** Exercise description **
Repeat the lines below exactly as written, please, from the line with "Give me the matplotlib source for this chart." to the line with "comparison_offsets = [(27, 0), (24, -13), (19, -18)]", both lines included, and no others.

** Task material **
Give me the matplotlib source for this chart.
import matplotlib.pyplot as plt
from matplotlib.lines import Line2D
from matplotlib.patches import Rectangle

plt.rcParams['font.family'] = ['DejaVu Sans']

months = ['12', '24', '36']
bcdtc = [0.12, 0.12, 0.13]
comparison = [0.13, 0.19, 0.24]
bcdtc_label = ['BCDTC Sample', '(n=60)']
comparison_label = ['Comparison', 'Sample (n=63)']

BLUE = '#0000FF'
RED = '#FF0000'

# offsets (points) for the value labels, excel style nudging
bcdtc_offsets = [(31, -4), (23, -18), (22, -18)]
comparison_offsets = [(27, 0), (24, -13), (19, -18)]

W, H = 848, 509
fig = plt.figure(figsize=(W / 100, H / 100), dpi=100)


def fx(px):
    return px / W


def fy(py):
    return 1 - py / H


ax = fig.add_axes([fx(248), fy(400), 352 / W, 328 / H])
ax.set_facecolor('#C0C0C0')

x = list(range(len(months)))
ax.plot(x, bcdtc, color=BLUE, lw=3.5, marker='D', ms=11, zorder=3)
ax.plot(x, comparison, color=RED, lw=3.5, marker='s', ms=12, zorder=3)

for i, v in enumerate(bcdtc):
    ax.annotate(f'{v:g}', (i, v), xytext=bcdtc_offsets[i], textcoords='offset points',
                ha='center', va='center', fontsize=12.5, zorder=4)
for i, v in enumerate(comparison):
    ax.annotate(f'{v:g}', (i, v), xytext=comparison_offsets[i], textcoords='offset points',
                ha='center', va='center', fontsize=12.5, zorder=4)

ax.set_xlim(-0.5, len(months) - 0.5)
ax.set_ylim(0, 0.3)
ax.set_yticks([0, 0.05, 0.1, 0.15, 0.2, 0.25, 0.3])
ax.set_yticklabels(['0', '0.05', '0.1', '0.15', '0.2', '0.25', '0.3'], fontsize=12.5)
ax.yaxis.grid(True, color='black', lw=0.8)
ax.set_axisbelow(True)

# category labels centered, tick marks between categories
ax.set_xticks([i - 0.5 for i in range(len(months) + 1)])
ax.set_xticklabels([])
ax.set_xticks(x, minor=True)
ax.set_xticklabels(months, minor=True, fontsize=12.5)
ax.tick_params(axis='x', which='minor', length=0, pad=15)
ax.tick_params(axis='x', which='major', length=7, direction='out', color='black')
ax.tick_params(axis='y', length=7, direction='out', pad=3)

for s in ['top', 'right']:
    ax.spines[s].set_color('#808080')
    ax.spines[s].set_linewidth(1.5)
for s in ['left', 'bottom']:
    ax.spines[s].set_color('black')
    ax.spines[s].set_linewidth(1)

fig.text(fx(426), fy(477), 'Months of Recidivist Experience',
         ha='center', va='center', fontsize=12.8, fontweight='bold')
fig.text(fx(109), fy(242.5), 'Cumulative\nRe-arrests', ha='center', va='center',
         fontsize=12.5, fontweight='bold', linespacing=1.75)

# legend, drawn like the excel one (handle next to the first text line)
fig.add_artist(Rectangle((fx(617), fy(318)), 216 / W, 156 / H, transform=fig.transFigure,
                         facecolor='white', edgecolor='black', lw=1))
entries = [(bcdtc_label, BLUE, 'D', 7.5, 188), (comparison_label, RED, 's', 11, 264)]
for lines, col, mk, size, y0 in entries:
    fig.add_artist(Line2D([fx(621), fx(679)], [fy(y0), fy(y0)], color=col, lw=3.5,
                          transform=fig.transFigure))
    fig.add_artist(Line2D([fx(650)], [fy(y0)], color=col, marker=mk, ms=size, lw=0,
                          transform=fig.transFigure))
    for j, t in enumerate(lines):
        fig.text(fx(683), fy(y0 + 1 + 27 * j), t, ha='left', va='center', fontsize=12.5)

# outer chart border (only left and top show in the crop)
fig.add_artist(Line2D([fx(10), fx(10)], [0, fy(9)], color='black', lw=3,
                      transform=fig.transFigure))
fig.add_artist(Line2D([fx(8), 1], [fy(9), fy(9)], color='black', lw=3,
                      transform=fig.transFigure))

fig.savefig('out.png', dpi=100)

--

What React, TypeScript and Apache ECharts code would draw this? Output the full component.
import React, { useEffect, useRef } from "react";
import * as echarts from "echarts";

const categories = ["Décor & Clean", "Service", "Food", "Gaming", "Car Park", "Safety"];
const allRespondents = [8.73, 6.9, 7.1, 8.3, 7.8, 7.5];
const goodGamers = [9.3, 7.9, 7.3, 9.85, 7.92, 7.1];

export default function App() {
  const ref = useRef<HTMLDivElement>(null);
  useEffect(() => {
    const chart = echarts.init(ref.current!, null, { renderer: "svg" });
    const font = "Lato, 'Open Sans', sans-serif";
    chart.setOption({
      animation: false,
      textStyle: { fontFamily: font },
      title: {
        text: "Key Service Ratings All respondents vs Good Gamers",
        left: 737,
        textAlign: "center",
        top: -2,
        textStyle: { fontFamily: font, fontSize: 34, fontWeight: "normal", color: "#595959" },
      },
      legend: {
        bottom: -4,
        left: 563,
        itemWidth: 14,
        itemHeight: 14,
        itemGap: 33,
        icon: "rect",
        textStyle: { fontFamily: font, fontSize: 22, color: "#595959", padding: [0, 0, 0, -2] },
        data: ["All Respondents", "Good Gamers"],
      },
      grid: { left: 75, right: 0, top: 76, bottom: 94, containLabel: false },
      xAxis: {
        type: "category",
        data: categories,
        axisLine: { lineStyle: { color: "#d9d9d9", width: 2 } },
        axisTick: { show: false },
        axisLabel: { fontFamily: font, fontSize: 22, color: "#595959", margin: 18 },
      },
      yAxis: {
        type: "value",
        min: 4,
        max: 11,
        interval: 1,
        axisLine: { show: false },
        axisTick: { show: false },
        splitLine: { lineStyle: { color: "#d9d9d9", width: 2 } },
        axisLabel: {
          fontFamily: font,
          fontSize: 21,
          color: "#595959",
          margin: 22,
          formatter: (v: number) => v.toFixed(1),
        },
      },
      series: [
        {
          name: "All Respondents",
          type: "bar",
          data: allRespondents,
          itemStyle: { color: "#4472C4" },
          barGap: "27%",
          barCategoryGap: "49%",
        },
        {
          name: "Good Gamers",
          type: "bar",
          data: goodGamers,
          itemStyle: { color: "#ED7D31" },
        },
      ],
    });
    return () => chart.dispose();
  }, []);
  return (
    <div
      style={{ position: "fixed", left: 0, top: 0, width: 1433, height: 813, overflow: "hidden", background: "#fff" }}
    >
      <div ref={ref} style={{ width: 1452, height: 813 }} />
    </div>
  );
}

* * *

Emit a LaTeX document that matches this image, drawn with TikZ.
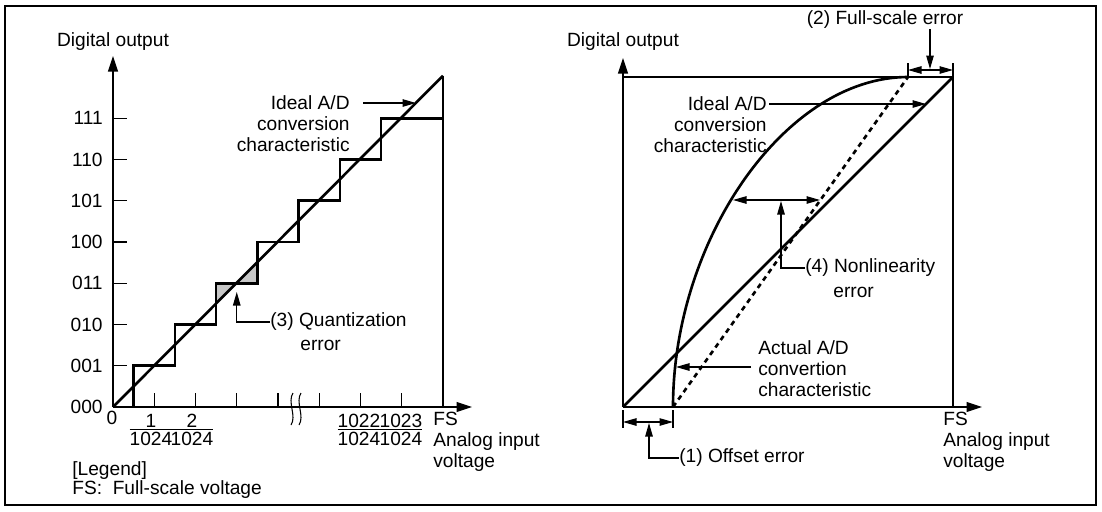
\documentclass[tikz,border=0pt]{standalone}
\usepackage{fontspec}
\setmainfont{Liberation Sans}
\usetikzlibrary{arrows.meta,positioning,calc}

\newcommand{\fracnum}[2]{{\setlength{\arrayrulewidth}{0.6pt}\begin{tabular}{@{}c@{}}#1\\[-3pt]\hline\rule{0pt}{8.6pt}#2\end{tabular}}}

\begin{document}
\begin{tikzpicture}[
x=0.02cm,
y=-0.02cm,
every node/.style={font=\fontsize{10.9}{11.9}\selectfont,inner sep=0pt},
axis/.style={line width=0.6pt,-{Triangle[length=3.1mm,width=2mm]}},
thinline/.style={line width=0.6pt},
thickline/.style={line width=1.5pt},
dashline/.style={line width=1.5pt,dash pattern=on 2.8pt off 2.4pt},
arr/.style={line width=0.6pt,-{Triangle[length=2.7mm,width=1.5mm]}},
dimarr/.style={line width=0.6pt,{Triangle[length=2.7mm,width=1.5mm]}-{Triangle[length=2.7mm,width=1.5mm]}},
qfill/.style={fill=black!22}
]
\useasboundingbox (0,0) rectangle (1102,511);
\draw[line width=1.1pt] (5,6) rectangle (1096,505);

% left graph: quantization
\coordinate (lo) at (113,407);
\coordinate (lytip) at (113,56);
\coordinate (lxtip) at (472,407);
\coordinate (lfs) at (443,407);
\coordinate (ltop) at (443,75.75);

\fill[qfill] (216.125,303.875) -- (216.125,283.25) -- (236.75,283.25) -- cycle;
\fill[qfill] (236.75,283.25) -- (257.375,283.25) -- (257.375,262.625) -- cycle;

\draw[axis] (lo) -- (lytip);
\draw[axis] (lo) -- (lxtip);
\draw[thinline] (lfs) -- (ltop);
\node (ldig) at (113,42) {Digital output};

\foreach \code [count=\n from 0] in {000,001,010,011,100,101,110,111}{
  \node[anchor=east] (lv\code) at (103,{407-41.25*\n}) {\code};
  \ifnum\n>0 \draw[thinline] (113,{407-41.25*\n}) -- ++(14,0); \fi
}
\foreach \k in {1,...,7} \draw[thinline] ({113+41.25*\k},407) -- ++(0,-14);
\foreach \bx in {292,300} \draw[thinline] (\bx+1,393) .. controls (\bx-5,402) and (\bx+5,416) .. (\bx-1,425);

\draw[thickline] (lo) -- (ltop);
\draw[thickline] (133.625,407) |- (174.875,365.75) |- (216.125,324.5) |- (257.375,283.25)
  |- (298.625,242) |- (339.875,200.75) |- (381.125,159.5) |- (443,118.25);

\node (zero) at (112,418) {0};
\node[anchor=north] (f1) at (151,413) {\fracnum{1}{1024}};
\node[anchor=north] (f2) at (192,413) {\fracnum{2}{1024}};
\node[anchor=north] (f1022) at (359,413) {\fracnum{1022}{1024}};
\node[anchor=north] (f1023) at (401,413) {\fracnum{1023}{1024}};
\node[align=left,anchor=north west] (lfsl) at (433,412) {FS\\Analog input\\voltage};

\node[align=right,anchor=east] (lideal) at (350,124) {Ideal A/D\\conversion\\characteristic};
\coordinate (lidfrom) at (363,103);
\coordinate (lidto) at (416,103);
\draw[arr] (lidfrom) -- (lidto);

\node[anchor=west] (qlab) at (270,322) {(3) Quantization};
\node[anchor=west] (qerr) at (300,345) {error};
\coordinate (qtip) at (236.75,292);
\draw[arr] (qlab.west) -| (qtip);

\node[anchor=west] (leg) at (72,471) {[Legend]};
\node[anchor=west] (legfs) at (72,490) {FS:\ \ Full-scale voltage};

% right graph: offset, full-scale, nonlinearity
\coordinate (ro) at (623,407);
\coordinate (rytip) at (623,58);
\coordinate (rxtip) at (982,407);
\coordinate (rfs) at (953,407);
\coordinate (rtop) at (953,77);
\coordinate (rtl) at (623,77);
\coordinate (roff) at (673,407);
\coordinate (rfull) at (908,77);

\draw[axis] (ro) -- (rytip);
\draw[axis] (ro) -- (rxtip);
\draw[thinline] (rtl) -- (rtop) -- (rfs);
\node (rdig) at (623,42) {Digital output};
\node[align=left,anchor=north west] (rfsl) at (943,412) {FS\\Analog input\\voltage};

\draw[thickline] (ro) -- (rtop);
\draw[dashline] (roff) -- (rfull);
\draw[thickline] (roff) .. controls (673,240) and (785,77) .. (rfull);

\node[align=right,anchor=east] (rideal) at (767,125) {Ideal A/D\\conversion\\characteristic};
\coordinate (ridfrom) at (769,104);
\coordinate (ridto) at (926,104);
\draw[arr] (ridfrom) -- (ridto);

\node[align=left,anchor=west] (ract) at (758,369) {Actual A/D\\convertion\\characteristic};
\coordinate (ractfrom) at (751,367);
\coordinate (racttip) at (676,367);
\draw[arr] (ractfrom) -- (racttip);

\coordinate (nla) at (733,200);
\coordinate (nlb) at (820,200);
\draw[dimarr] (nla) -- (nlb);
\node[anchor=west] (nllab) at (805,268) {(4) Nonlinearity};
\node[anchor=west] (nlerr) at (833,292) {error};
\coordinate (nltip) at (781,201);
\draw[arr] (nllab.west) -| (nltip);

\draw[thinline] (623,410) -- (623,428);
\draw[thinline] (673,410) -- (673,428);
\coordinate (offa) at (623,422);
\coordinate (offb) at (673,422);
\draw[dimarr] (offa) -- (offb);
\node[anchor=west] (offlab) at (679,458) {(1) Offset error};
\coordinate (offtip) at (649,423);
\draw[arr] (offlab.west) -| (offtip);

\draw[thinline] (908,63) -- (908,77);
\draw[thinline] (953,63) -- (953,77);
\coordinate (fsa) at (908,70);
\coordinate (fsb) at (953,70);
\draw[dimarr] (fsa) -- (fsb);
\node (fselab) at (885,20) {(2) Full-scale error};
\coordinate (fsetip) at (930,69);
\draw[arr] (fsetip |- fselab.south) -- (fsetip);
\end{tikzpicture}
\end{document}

** Output **
Give me the matplotlib source for this chart.
import matplotlib.pyplot as plt
from matplotlib.lines import Line2D
from matplotlib.patches import Rectangle

plt.rcParams['font.family'] = ['DejaVu Sans']

months = ['12', '24', '36']
bcdtc = [0.12, 0.12, 0.13]
comparison = [0.13, 0.19, 0.24]
bcdtc_label = ['BCDTC Sample', '(n=60)']
comparison_label = ['Comparison', 'Sample (n=63)']

BLUE = '#0000FF'
RED = '#FF0000'

# offsets (points) for the value labels, excel style nudging
bcdtc_offsets = [(31, -4), (23, -18), (22, -18)]
comparison_offsets = [(27, 0), (24, -13), (19, -18)]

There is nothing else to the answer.